Bitcoin’s energy consumption comes from the operation of the network and the validation of transactions to ensure that the system is free of issues like double-spending and fraud – with each new transaction, miners around the world compete to solve a challenging mathematical puzzle by generating solutions in the form of “hashes” and earn rewards in the form of transaction fees and fractions of a coin.

This automates away the need for the infrastructure and energy consumption of traditional finance and eliminates a huge variety of middlemen, in addition to creating a new level of access for excluded and underrepresented people. And, it might surprise people to know that the energy behind the network leads the world in sustainability.

In defense of a technology that I’m convinced is moving the world in a better direction, here are the top 5 things people get wrong about Bitcoin’s environmental status – and how it helps both people and the planet become more sustainable and equitable.

“Bitcoin has been powered by renewables for years.”

  1. Bitcoin has been powered by renewables for years.

Renewables make up around 29% of the world’s electricity – but according to CoinShares, almost 75% of the power behind the Bitcoin blockchain comes from renewable sources like hydroelectricity, making it one of the greenest industries on the planet. Supported by organizations like the Crypto Climate Accords, miners balance their needs for low-cost power supply with  investors demands, especially in the public markets, for strong ESG performance, making Bitcoin a model for sustainable energy consumption.

  1. The Great Mining Migration has changed the game.

Now that Russia, Kazakhstan, China and other coal-dominated countries are repressing dissent among citizens by restricting or banning cryptocurrencies, the global pool of miners is shifting towards far more ESG-conscious and better regulated jurisdictions like North America. In the US and Canada, miners are preferentially acquiring renewable power supply like hydroelectric and solar, partly to appeal to the growing investment demand for green Bitcoin.

  1. It’s a source of revenue for emerging renewables development.

Last year, Jack Dorsey sponsored an incredible joint whitepaper between his payments company Square and leading Bitcoin investor Ark Invest that outlined an incredibly innovative model for how Bitcoin mining could incentivize the development of new renewable energy sources. Bitcoin mining is an ideal intermittent power buyer for challenging to store kinds of energy like solar and wind, and can generate revenue for energy projects before they’re connected to the grid.

  1. Layer 2 technologies are boosting efficiency.

Launched in 2018 and scaling rapidly, the Lightning Network sits on top of the bitcoin blockchain and uses smart contracts to allow transactions off the blockchain network, speeding up settlement times and reducing the energy requirements for transaction validation.
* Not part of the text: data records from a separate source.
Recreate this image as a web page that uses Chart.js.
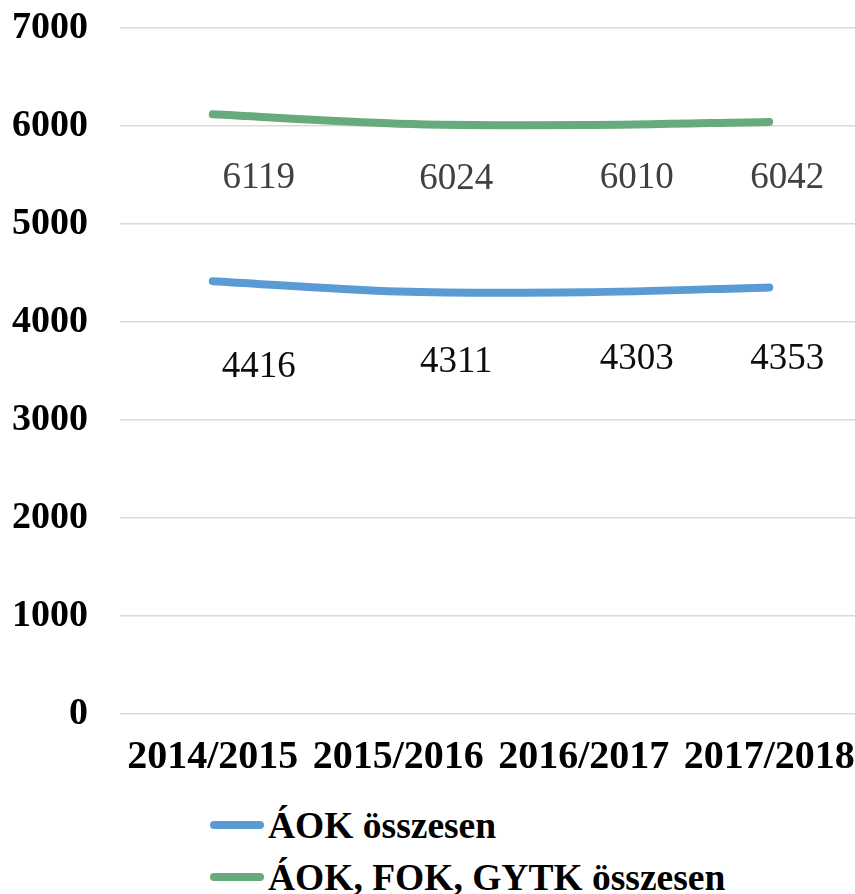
<!DOCTYPE html>
<html lang="hu">
<head>
<meta charset="UTF-8"/>
<title>ÁOK / FOK / GYTK összesen</title>
<script src="https://cdn.jsdelivr.net/npm/chart.js@4.4.7/dist/chart.umd.min.js"></script>
<style>
*{box-sizing:border-box;margin:0;padding:0}
body{background:#fff;width:855px;height:894px;overflow:hidden;font-family:'Liberation Serif','Times New Roman',serif}
.wrap{position:relative;width:862px;height:790px}
.legend{padding-left:210px;padding-top:9px;font-weight:700;font-size:37.5px;color:#000}
.legend .row{display:flex;align-items:center;height:52px}
.legend .sw{width:54px;height:8px;border-radius:4px;margin-right:4px}
</style>
</head>
<body>
<div class="wrap"><canvas id="chart"></canvas></div>
<div class="legend" id="legend"></div>
<script>
const years      = ['2014/2015', '2015/2016', '2016/2017', '2017/2018'];
const aokTotal   = [4416, 4311, 4303, 4353];
const allTotal   = [6119, 6024, 6010, 6042];
const yTicks     = [0, 1000, 2000, 3000, 4000, 5000, 6000, 7000];

const BLUE  = '#5B9BD5';
const GREEN = '#67AB7C';

// Excel-style label placement: below and a bit right of each point
const labelDx = [46, 58, 53, 18];
const labelDy = [[86, 71, 67, 72], [64, 56, 53, 56]];
const labelColor = ['#0d0d0d', '#404040'];

const dataLabels = {
  id: 'dataLabels',
  afterDatasetsDraw(chart) {
    const ctx = chart.ctx;
    ctx.save();
    ctx.font = '37px "Liberation Serif", serif';
    ctx.textAlign = 'center';
    ctx.textBaseline = 'middle';
    chart.data.datasets.forEach((ds, di) => {
      ctx.fillStyle = labelColor[di];
      chart.getDatasetMeta(di).data.forEach((pt, i) => {
        ctx.fillText(String(ds.data[i]), pt.x + labelDx[i], pt.y + labelDy[di][i]);
      });
    });
    ctx.restore();
  }
};

// let layout.padding alone decide the plot edges
const noEdgePadding = (scale) => {
  scale.paddingLeft = 0; scale.paddingRight = 0;
  scale.paddingTop = 0; scale.paddingBottom = 0;
};

const chart = new Chart(document.getElementById('chart'), {
  type: 'line',
  data: {
    labels: years,
    datasets: [
      { label: 'ÁOK összesen', data: aokTotal, borderColor: BLUE, backgroundColor: BLUE },
      { label: 'ÁOK, FOK, GYTK összesen', data: allTotal, borderColor: GREEN, backgroundColor: GREEN },
    ]
  },
  options: {
    responsive: true,
    maintainAspectRatio: false,
    animation: false,
    // axes reserve twice the tick padding, so pull the edges back in
    layout: { autoPadding: false, padding: { left: -20, right: 0, top: 28, bottom: -12 } },
    elements: {
      line: { borderWidth: 8, tension: 0.3, borderCapStyle: 'round', borderJoinStyle: 'round' },
      point: { radius: 0, hoverRadius: 0 }
    },
    plugins: { legend: { display: false }, tooltip: { enabled: false } },
    scales: {
      x: {
        offset: true,
        afterFit: noEdgePadding,
        grid: { display: false, drawTicks: false },
        border: { display: false },
        ticks: { color: '#000', padding: 20, maxRotation: 0, autoSkip: false, font: { family: 'Liberation Serif', size: 40, weight: 'bold' } }
      },
      y: {
        min: 0, max: 7000,
        afterFit: noEdgePadding,
        afterBuildTicks: (axis) => { axis.ticks = yTicks.map((v) => ({ value: v })); },
        grid: { color: '#d9d9d9', lineWidth: 1.5, drawTicks: false },
        border: { display: false },
        ticks: { color: '#000', padding: 32, font: { family: 'Liberation Serif', size: 38, weight: 'bold' }, callback: (v) => String(v) }
      }
    }
  },
  plugins: [dataLabels]
});

document.getElementById('legend').innerHTML = chart.data.datasets.map((ds) =>
  `<div class="row"><span class="sw" style="background:${ds.borderColor}"></span>${ds.label}</div>`
).join('');
</script>
</body>
</html>
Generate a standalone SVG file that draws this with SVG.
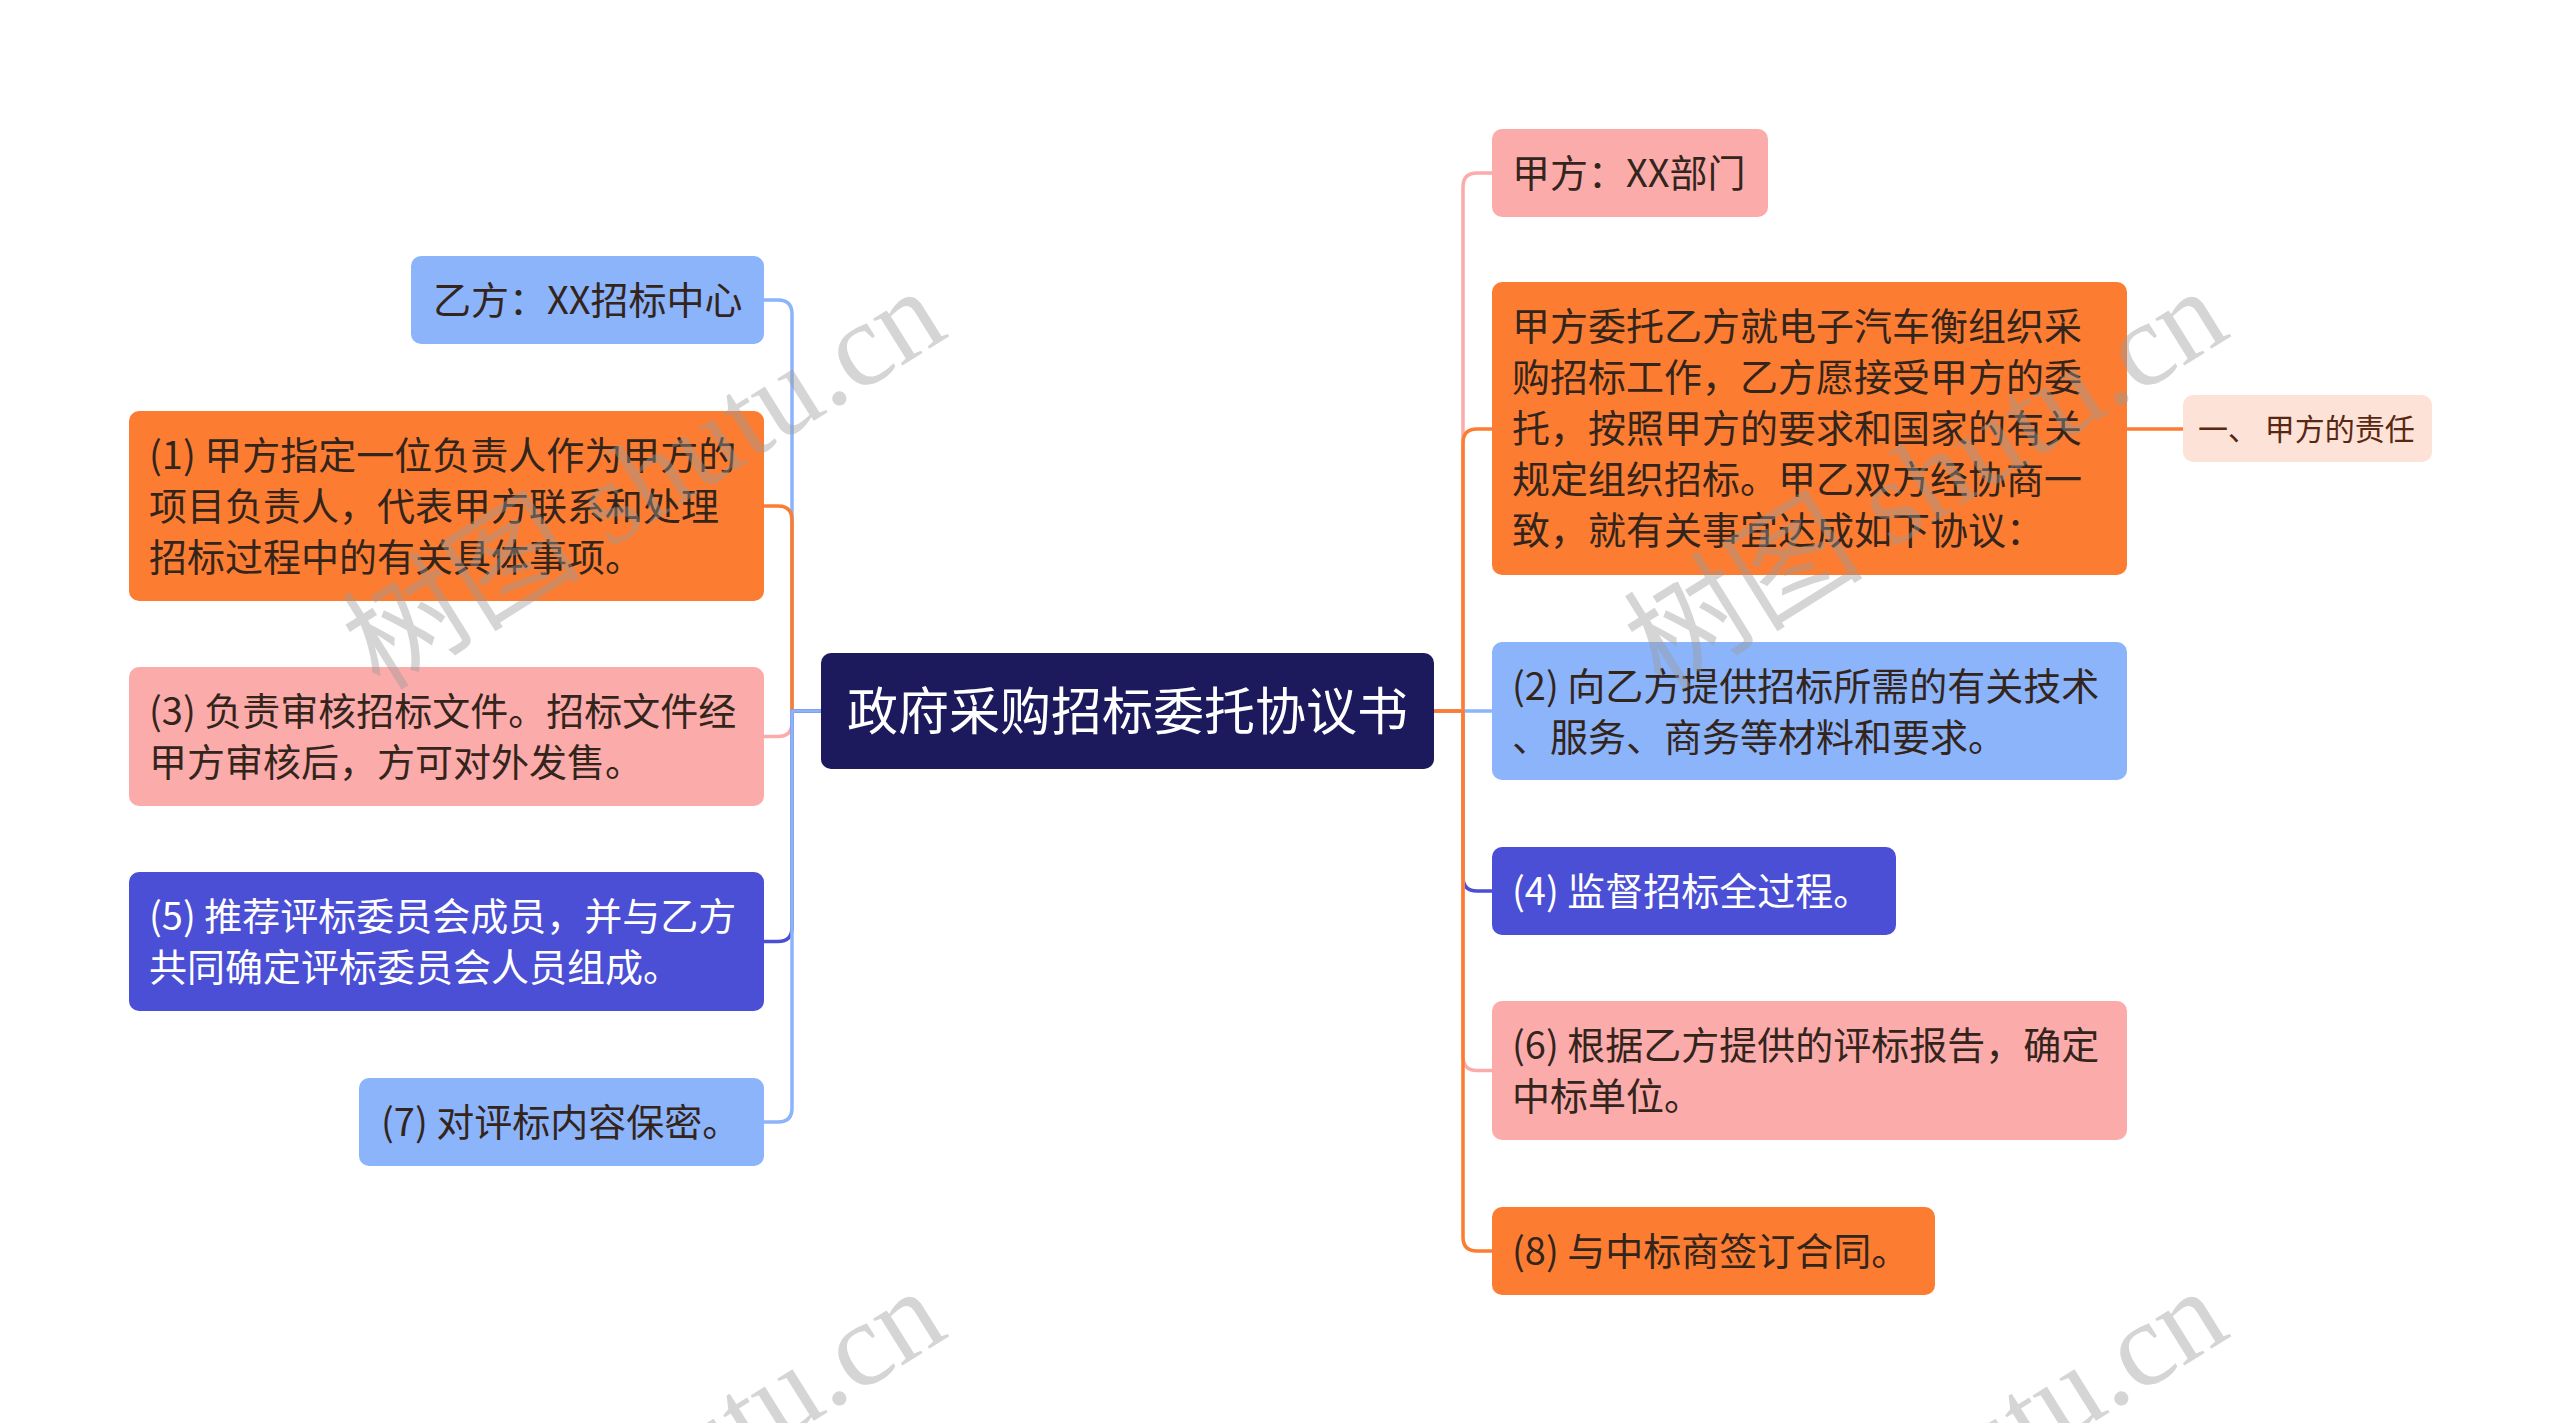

As these types of applications grow, the network will consume less power, enabling its widespread use for payments with a much lower carbon impact.

  1. It replaces outdated, exclusionary and carbon intensive systems.

The global financial system has a massive energy cost, including physical bank locations and offices, data centres, card payments, and the many intermediaries that benefit from the inefficiencies in the system – while not finding it profitable enough to provide services to 1.7 billion unbanked people around the world. The classic alternative to fiat finance, gold mining, has a sky-high energy usage of more than twice that of the Bitcoin blockchain, and a disastrous record of ecological damage and human rights abuses.

We live in a consumption-driven society where too few questions are asked about whether we actually need things like disposable fashion, continuous streams of updated appliances and personal technologies, and 24-7 lighting in unoccupied spaces. The world is full of waste but targeting Bitcoin and the real value it creates for millions of people is misguided and hypocritical.

It’s not hard to make similar cases. A 2015 study found that Christmas lights in the United States alone used significantly more electricity than the annual grid consumption of El Salvador, Ethiopia or Tanzania  – a completely frivolous display with no genuine benefit, and there are thousands of unnecessarily high-energy activities that fall into the same category, and where criticism is conspicuously absent.

On the other hand, Bitcoin allows an open, fair, and accessible financial system that makes possible important things like funding the Ukraine resistance, giving financial services to people excluded by the traditional banking system, and having a censorship-resistant economy where governments can’t wage economic war on citizens to gain compliance? To me, that’s worth a fraction of a percent of the global electricity grid – and a small price to pay for freedom.